Data to use.
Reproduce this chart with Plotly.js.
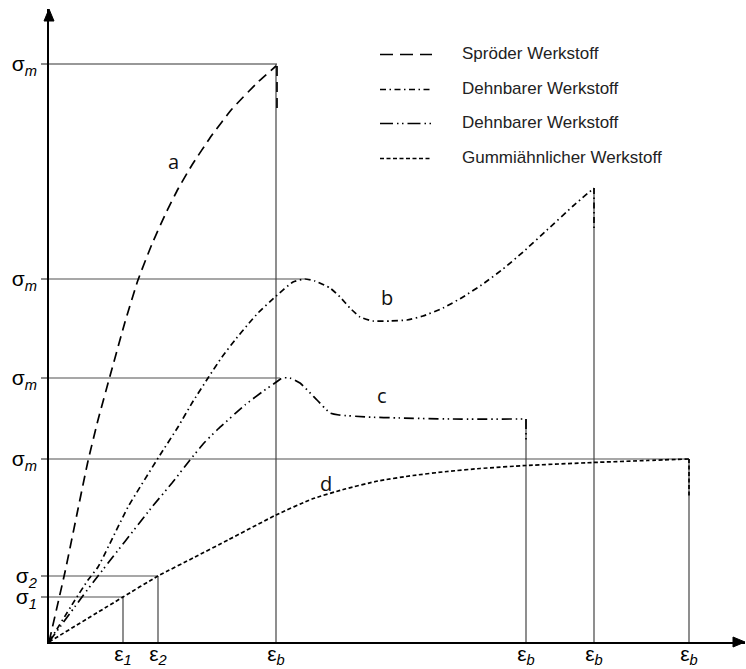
<!DOCTYPE html>
<html>
<head>
<meta charset="utf-8">
<script src="https://cdn.plot.ly/plotly-3.0.1.min.js"></script>
<style>html,body{margin:0;padding:0;background:#fff;}#chart{width:746px;height:669px;}</style>
</head>
<body>
<div id="chart"></div>
<script>
// Curve a: brittle material (Spröder Werkstoff)
const strainA = [0, 16, 29, 39, 49, 61, 76, 89, 103, 116, 129, 143, 163, 183, 209, 227];
const stressA = [0, 70, 133, 181, 222, 266, 320, 362, 398, 427, 453, 477, 507, 533, 560, 576];
// Curve b: ductile material with yield point
const strainB = [0, 26, 39, 49, 79, 111, 129, 143, 159, 173, 186, 201, 209, 226, 244, 256, 266, 281, 291, 301, 311, 324, 341, 358, 374, 394, 414, 434, 454, 474, 498, 524, 545];
const stressB = [0, 42, 62, 75, 135, 187, 215, 239, 264, 285, 302, 320, 329, 345, 360, 363, 361, 354, 345, 334, 325, 321, 321, 322, 326, 334, 345, 358, 373, 390, 412, 436, 454];
// Curve c: ductile material
const strainC = [0, 33, 49, 103, 123, 141, 155, 169, 196, 213, 226, 233, 241, 251, 268, 281, 290, 318, 351, 401, 477];
const stressC = [0, 45, 66, 135, 159, 182, 199, 213, 237, 250, 259, 264, 264, 259, 242, 229, 227, 225, 224, 223, 223];
// Curve d: rubber-like material
const strainD = [0, 74, 109, 146, 179, 227, 263, 296, 329, 364, 398, 431, 477, 544, 598, 640];
const stressD = [0, 45, 66, 85, 102, 127, 143, 153, 161, 166.5, 170.5, 173.5, 176.5, 179.5, 181.5, 183];

// Fracture drops (strain at break, stress before, stress after)
const dropStrain = [228, 545, 477, 640];
const dropFrom   = [576, 454, 223, 183];
const dropTo     = [534, 412, 200, 145];

// Axis tick values and labels
const yTickVals = [578, 363, 264, 183, 66, 45];
const yTickText = ['σ<sub><i>m</i></sub>', 'σ<sub><i>m</i></sub>', 'σ<sub><i>m</i></sub>', 'σ<sub><i>m</i></sub>', 'σ<sub><i>2</i></sub>', 'σ<sub><i>1</i></sub>'];
const hLineEnd  = [228, 256, 231, 640, 109, 74];
const xTickVals = [74, 109, 227, 477, 545, 640];
const xTickText = ['ε<sub><i>1</i></sub>', 'ε<sub><i>2</i></sub>', 'ε<sub><i>b</i></sub>', 'ε<sub><i>b</i></sub>', 'ε<sub><i>b</i></sub>', 'ε<sub><i>b</i></sub>'];
const vLineTop  = [45, 66, 578, 223, 454, 183];

const seriesNames = ['Spröder Werkstoff', 'Dehnbarer Werkstoff', 'Dehnbarer Werkstoff', 'Gummiähnlicher Werkstoff'];
const curveLabels = ['a', 'b', 'c', 'd'];
const labelX = [124, 338, 333, 277];
const labelY = [481, 345, 247, 159];

const dashes = ['10px,6px', '6px,3.5px,1.5px,3.5px', '10px,4px,1.5px,3.5px,1.5px,4px', '4px,2.5px'];
const legendDashes = ['13px,7px', '6px,3.5px,1.5px,3.5px', '13px,4px,1.5px,3.5px,1.5px,4px', '4px,2.5px'];

const traces = [];
yTickVals.forEach((v, i) => {
  traces.push({x: [0, hLineEnd[i]], y: [v, v], mode: 'lines', hoverinfo: 'skip', showlegend: false,
    line: {color: i === 0 ? '#333' : '#8a8a8a', width: i === 0 ? 1.2 : 1.6}});
});
xTickVals.forEach((v, i) => {
  traces.push({x: [v, v], y: [0, vLineTop[i]], mode: 'lines', hoverinfo: 'skip', showlegend: false,
    line: {color: '#444', width: 1.2}});
});
const curves = [[strainA, stressA], [strainB, stressB], [strainC, stressC], [strainD, stressD]];
curves.forEach((c, i) => {
  traces.push({x: c[0], y: c[1], mode: 'lines', name: seriesNames[i], showlegend: false,
    line: {color: '#000', width: 1.7, dash: dashes[i], shape: 'spline', smoothing: 0.45}});
  traces.push({x: [dropStrain[i], dropStrain[i]], y: [dropFrom[i], dropTo[i]], mode: 'lines', showlegend: false, hoverinfo: 'skip',
    line: {color: '#000', width: 1.7, dash: dashes[i]}});
});

const W = 696, H = 633;
const shapes = [
  {type: 'path', xref: 'paper', yref: 'paper', path: `M -${5/W} ${1-12/H} L 0 1 L ${5/W} ${1-12/H} Z`, fillcolor: '#000', line: {color: '#000', width: 1}},
  {type: 'path', xref: 'paper', yref: 'paper', path: `M ${1-12/W} ${5/H} L 1 0 L ${1-12/W} -${5/H} Z`, fillcolor: '#000', line: {color: '#000', width: 1}}
];
const annotations = [];
curveLabels.forEach((t, i) => {
  annotations.push({x: labelX[i], y: labelY[i], xref: 'x', yref: 'y', text: t, showarrow: false,
    font: {family: 'Open Sans, sans-serif', size: 20, color: '#111'}});
});
const legRowsPx = [53, 88, 122, 157];
seriesNames.forEach((n, i) => {
  const yp = 1 - (legRowsPx[i] + 1.5 - 9) / H;
  shapes.push({type: 'line', xref: 'paper', yref: 'paper', x0: (380 - 49) / W, x1: (432 - 49) / W, y0: yp, y1: yp,
    line: {color: '#000', width: 1.7, dash: legendDashes[i]}});
  annotations.push({xref: 'paper', yref: 'paper', x: (460 - 49) / W, y: 1 - (legRowsPx[i] - 9) / H, xanchor: 'left', yanchor: 'middle',
    text: n, showarrow: false, font: {family: 'Liberation Sans, Arial, sans-serif', size: 17, color: '#222'}});
});

const layout = {
  width: 746, height: 669,
  margin: {l: 49, r: 1, t: 9, b: 27, pad: 0},
  paper_bgcolor: '#fff', plot_bgcolor: '#fff',
  showlegend: false,
  xaxis: {range: [0, W], showgrid: false, zeroline: false, showline: true, linecolor: '#000', linewidth: 1.8,
    tickvals: xTickVals, ticktext: xTickText, ticks: '', automargin: false, ticklabelstandoff: -8,
    tickfont: {family: 'Liberation Sans, Arial, sans-serif', size: 21, color: '#000'}},
  yaxis: {range: [0, H], showgrid: false, zeroline: false, showline: true, linecolor: '#000', linewidth: 1.8,
    tickvals: yTickVals, ticktext: yTickText, ticks: 'outside', ticklen: 6, tickcolor: '#8a8a8a', tickwidth: 1.5, automargin: false,
    tickfont: {family: 'Liberation Sans, Arial, sans-serif', size: 21, color: '#000'}},
  shapes: shapes,
  annotations: annotations
};
Plotly.newPlot('chart', traces, layout, {displayModeBar: false, staticPlot: true});
</script>
</body>
</html>
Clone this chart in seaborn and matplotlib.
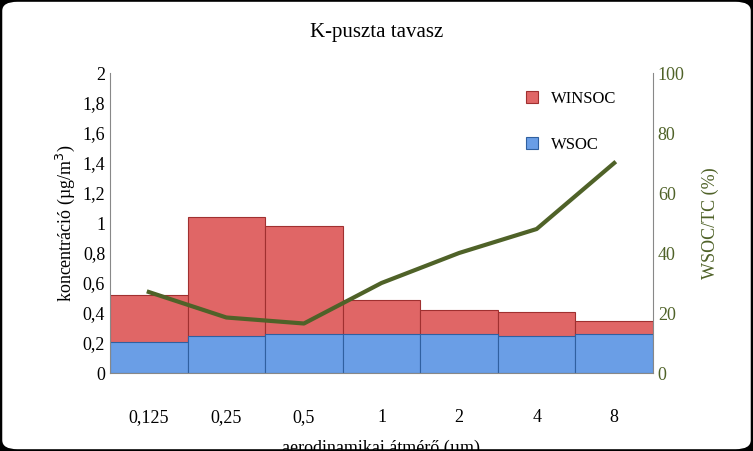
import matplotlib
matplotlib.use("Agg")
import matplotlib.pyplot as plt
import seaborn as sns
import pandas as pd
from matplotlib.patches import FancyBboxPatch

plt.rcParams["font.family"] = "Liberation Serif"

categories = ["0,125", "0,25", "0,5", "1", "2", "4", "8"]
wsoc = [0.21, 0.25, 0.26, 0.26, 0.26, 0.25, 0.26]
total = [0.52, 1.04, 0.98, 0.49, 0.42, 0.41, 0.35]
ratio = [27, 18.5, 16.5, 30, 40, 48, 70]

df = pd.DataFrame({"size": categories, "wsoc": wsoc, "total": total, "ratio": ratio})

fig = plt.figure(figsize=(7.53, 4.51), dpi=100)
fig.patch.set_facecolor("black")
fig.patches.append(FancyBboxPatch((0.003, 0.004), 0.994, 0.992, boxstyle="round,pad=0,rounding_size=0.02",
                                  transform=fig.transFigure, facecolor="white", edgecolor="none", zorder=-1))
ax = fig.add_axes([110 / 753, 1 - 373 / 451, 543 / 753, 300 / 451])
ax.set_facecolor("white")

sns.barplot(data=df, x="size", y="total", color="#e06666", width=1.0, edgecolor="#a03030",
            linewidth=0.8, ax=ax, label="WINSOC", saturation=1)
sns.barplot(data=df, x="size", y="wsoc", color="#6a9ee6", width=1.0, edgecolor="#3060a0",
            linewidth=0.8, ax=ax, label="WSOC", saturation=1)

ax.set_ylim(0, 2)
ax.set_yticks([i * 0.2 for i in range(11)])
ax.set_yticklabels(["0", "0,2", "0,4", "0,6", "0,8", "1", "1,2", "1,4", "1,6", "1,8", "2"])
ax.set_xlim(-0.5, 6.5)
ax.set_xlabel("aerodinamikai átmérő (µm)", fontsize=13, labelpad=10)
ax.set_ylabel("koncentráció (µg/m$^3$)", fontsize=13)
ax.tick_params(labelsize=13, length=0)
ax.tick_params(axis="x", pad=26)
for s in ["top", "right"]:
    ax.spines[s].set_visible(False)
ax.spines["left"].set_color("#888888")
ax.spines["bottom"].set_color("#888888")

ax2 = ax.twinx()
sns.lineplot(x=list(range(7)), y=df["ratio"], color="#4f6228", linewidth=3, ax=ax2)
ax2.set_ylim(0, 100)
ax2.set_yticks(range(0, 101, 20))
ax2.set_ylabel("WSOC/TC (%)", fontsize=13, color="#4f6228", labelpad=12)
ax2.tick_params(labelsize=13, length=0, colors="#4f6228")
for s in ["top", "left", "bottom"]:
    ax2.spines[s].set_visible(False)
ax2.spines["right"].set_color("#888888")

handles, labels = ax.get_legend_handles_labels()
ax.legend(handles[::-1] if labels[0] == "WSOC" else handles, ["WINSOC", "WSOC"],
          loc="upper right", frameon=False, fontsize=12, labelspacing=1.8, handlelength=0.7,
          handleheight=0.7, bbox_to_anchor=(0.96, 0.99))

fig.suptitle("K-puszta tavasz", fontsize=15, y=0.95)
fig.savefig("out.png", dpi=100, facecolor=fig.get_facecolor())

Task requirements. Return the material line for line, from its beginning to the line that contains "412, 200, 145];", with the pictures left out.

Solved problem.
Reproduce this chart with Plotly.js.
<!DOCTYPE html>
<html>
<head>
<meta charset="utf-8">
<script src="https://cdn.plot.ly/plotly-3.0.1.min.js"></script>
<style>html,body{margin:0;padding:0;background:#fff;}#chart{width:746px;height:669px;}</style>
</head>
<body>
<div id="chart"></div>
<script>
// Curve a: brittle material (Spröder Werkstoff)
const strainA = [0, 16, 29, 39, 49, 61, 76, 89, 103, 116, 129, 143, 163, 183, 209, 227];
const stressA = [0, 70, 133, 181, 222, 266, 320, 362, 398, 427, 453, 477, 507, 533, 560, 576];
// Curve b: ductile material with yield point
const strainB = [0, 26, 39, 49, 79, 111, 129, 143, 159, 173, 186, 201, 209, 226, 244, 256, 266, 281, 291, 301, 311, 324, 341, 358, 374, 394, 414, 434, 454, 474, 498, 524, 545];
const stressB = [0, 42, 62, 75, 135, 187, 215, 239, 264, 285, 302, 320, 329, 345, 360, 363, 361, 354, 345, 334, 325, 321, 321, 322, 326, 334, 345, 358, 373, 390, 412, 436, 454];
// Curve c: ductile material
const strainC = [0, 33, 49, 103, 123, 141, 155, 169, 196, 213, 226, 233, 241, 251, 268, 281, 290, 318, 351, 401, 477];
const stressC = [0, 45, 66, 135, 159, 182, 199, 213, 237, 250, 259, 264, 264, 259, 242, 229, 227, 225, 224, 223, 223];
// Curve d: rubber-like material
const strainD = [0, 74, 109, 146, 179, 227, 263, 296, 329, 364, 398, 431, 477, 544, 598, 640];
const stressD = [0, 45, 66, 85, 102, 127, 143, 153, 161, 166.5, 170.5, 173.5, 176.5, 179.5, 181.5, 183];

// Fracture drops (strain at break, stress before, stress after)
const dropStrain = [228, 545, 477, 640];
const dropFrom   = [576, 454, 223, 183];
const dropTo     = [534, 412, 200, 145];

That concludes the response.